Set down, please, exactly the lines below that run from the line with "Recreate this image" to the line with "Chart.register(...registerables);", both lines included.

** START DATASET ENTRIES **

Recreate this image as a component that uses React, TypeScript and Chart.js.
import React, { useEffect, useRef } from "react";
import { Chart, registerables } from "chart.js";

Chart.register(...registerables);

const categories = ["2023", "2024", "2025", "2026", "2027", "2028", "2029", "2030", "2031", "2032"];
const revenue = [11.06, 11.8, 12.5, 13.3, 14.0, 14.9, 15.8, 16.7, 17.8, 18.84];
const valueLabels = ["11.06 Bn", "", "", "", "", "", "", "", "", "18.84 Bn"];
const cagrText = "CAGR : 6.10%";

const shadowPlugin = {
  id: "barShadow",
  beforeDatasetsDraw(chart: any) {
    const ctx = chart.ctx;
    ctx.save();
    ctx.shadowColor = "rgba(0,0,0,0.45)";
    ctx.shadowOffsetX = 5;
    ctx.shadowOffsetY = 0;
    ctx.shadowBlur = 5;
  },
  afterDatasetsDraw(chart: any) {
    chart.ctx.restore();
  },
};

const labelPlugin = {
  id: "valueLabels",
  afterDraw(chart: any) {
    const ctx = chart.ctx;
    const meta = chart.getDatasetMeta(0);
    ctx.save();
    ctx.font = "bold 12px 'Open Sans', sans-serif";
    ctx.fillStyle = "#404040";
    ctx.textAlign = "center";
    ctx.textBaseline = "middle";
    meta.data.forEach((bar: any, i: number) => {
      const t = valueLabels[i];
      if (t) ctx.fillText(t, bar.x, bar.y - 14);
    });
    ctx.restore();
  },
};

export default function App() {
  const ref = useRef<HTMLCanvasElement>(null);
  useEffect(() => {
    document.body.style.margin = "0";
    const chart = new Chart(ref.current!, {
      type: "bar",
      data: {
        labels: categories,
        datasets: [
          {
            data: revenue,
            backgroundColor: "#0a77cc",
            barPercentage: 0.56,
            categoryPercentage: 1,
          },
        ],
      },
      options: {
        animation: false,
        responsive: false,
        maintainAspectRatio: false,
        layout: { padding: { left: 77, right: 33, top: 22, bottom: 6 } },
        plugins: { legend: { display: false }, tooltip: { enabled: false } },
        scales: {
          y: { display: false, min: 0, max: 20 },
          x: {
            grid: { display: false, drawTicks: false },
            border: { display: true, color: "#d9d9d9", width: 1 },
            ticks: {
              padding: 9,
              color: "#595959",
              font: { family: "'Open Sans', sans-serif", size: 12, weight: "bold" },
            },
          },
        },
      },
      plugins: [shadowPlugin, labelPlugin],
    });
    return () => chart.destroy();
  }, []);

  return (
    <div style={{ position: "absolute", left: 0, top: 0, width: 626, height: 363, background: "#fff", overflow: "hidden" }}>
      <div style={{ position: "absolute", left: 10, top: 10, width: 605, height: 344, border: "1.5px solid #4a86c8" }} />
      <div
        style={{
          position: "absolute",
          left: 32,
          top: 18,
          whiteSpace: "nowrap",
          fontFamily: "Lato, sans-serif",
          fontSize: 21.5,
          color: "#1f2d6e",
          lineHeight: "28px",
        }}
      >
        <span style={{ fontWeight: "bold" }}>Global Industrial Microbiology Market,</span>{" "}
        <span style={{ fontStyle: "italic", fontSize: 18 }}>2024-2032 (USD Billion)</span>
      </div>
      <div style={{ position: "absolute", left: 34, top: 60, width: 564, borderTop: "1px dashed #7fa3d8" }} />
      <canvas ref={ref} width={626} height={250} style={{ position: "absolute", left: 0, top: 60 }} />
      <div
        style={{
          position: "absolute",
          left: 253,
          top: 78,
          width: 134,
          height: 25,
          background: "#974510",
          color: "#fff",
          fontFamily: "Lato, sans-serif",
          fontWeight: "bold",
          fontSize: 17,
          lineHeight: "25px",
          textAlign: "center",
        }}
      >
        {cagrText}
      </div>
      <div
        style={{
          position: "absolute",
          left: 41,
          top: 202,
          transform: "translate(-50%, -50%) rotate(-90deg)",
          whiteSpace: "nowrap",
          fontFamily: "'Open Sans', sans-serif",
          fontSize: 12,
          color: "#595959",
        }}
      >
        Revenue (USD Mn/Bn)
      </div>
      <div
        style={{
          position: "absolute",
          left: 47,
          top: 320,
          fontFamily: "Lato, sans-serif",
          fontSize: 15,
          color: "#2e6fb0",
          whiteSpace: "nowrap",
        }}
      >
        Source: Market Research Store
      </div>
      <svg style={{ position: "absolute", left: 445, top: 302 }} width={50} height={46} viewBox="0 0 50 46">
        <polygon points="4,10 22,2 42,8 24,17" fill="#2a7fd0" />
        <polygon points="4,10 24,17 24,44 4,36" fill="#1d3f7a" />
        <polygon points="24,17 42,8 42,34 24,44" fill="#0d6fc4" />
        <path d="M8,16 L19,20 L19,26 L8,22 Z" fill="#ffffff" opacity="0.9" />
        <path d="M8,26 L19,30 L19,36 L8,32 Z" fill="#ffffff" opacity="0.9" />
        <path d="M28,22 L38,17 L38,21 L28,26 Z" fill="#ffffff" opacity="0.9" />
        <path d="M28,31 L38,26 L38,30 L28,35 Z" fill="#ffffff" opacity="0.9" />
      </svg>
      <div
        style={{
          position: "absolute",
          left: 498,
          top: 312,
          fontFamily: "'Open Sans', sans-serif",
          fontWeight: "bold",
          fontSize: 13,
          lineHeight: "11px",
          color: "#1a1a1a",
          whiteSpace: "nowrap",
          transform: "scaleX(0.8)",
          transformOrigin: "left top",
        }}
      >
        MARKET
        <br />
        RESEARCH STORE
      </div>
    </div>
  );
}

** END DATASET ENTRIES **
** START DATASET ENTRIES **

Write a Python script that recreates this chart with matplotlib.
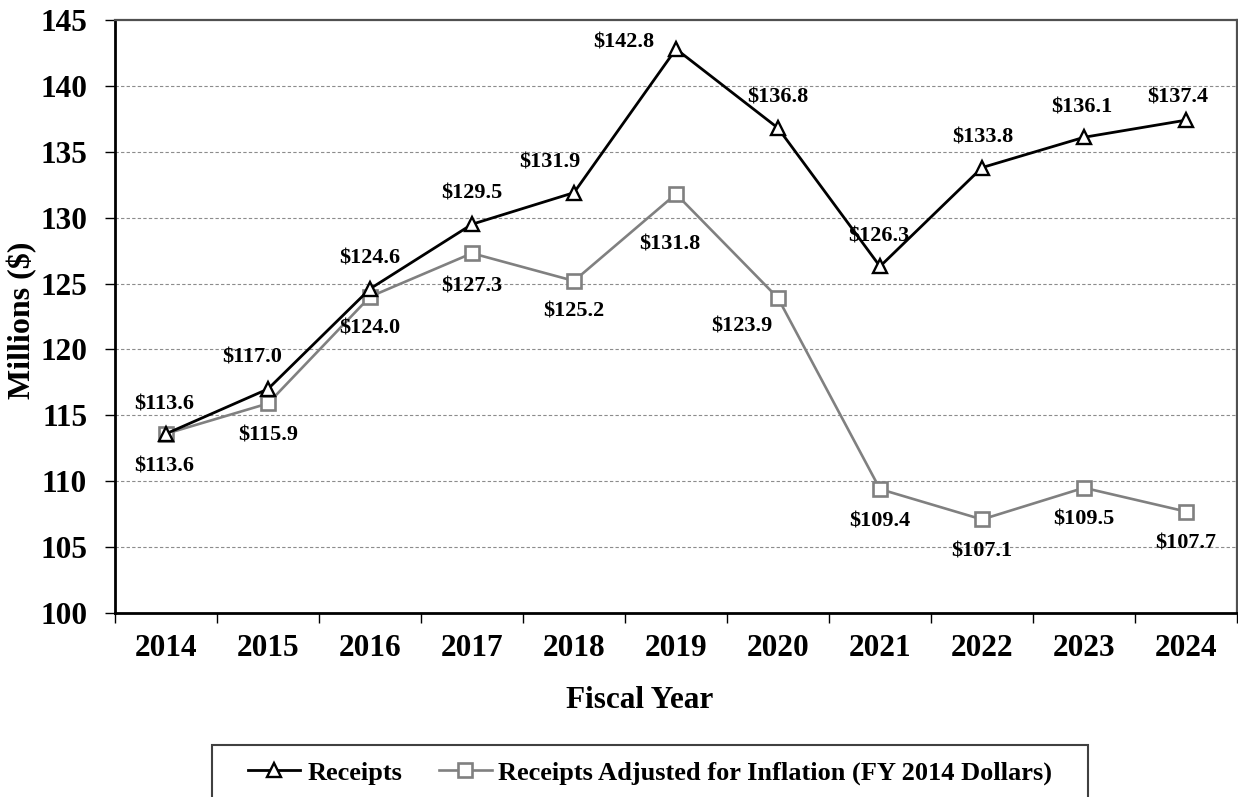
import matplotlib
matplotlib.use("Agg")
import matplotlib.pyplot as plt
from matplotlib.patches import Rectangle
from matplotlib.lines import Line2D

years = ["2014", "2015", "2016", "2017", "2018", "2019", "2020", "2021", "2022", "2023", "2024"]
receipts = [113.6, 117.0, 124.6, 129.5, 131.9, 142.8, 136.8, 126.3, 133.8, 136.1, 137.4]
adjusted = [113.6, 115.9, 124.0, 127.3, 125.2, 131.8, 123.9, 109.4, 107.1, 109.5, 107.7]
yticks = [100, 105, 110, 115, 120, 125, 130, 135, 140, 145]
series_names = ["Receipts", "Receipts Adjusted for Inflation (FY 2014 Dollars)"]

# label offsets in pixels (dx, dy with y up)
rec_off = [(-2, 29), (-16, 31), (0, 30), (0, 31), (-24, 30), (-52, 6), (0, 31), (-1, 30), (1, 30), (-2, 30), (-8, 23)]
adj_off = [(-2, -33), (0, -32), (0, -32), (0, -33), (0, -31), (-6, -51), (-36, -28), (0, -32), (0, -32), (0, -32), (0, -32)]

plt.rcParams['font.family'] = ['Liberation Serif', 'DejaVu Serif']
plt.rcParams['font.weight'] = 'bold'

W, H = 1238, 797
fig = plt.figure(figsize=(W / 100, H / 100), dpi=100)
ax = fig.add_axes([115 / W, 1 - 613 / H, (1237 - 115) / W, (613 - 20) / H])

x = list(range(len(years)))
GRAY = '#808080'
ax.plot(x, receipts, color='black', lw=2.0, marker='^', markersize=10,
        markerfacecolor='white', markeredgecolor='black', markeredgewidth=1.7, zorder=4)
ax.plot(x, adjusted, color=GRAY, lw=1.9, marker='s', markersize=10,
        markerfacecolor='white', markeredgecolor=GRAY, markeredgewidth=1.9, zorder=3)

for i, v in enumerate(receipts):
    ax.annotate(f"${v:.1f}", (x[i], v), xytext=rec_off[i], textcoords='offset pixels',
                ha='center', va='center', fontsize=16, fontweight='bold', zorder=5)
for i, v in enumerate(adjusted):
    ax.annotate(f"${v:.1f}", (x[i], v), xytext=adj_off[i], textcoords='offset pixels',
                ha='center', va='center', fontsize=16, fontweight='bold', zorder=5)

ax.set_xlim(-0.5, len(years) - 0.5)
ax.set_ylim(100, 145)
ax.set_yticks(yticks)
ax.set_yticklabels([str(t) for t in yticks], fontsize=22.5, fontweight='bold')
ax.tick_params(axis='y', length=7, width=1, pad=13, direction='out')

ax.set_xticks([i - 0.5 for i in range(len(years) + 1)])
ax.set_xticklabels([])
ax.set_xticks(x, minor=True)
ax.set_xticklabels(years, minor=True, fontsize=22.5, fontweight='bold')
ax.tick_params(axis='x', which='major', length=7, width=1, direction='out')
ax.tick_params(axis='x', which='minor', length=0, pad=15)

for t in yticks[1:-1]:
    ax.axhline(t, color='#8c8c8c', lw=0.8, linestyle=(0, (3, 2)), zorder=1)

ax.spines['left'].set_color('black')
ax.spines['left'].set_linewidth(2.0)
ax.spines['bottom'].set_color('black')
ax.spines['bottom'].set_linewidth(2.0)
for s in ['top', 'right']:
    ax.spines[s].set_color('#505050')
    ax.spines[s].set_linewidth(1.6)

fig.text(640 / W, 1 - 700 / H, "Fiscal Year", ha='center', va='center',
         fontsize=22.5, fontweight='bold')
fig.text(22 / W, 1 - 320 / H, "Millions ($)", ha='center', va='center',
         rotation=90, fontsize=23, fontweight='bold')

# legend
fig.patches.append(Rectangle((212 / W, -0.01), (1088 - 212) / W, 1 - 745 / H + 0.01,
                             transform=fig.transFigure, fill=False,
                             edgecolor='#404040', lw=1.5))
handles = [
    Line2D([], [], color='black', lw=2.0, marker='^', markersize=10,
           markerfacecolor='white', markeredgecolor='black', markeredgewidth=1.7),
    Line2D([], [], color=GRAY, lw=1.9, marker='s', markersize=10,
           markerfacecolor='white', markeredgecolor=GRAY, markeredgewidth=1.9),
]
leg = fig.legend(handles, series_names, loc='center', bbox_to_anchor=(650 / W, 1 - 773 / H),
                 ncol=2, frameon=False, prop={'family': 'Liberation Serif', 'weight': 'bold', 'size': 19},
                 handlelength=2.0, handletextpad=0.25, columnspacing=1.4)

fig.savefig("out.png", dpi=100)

** END DATASET ENTRIES **

■ WRITTEN ANSWER
Recreate this image as a component that uses React, TypeScript and Chart.js.
import React, { useEffect, useRef } from "react";
import { Chart, registerables } from "chart.js";

Chart.register(...registerables);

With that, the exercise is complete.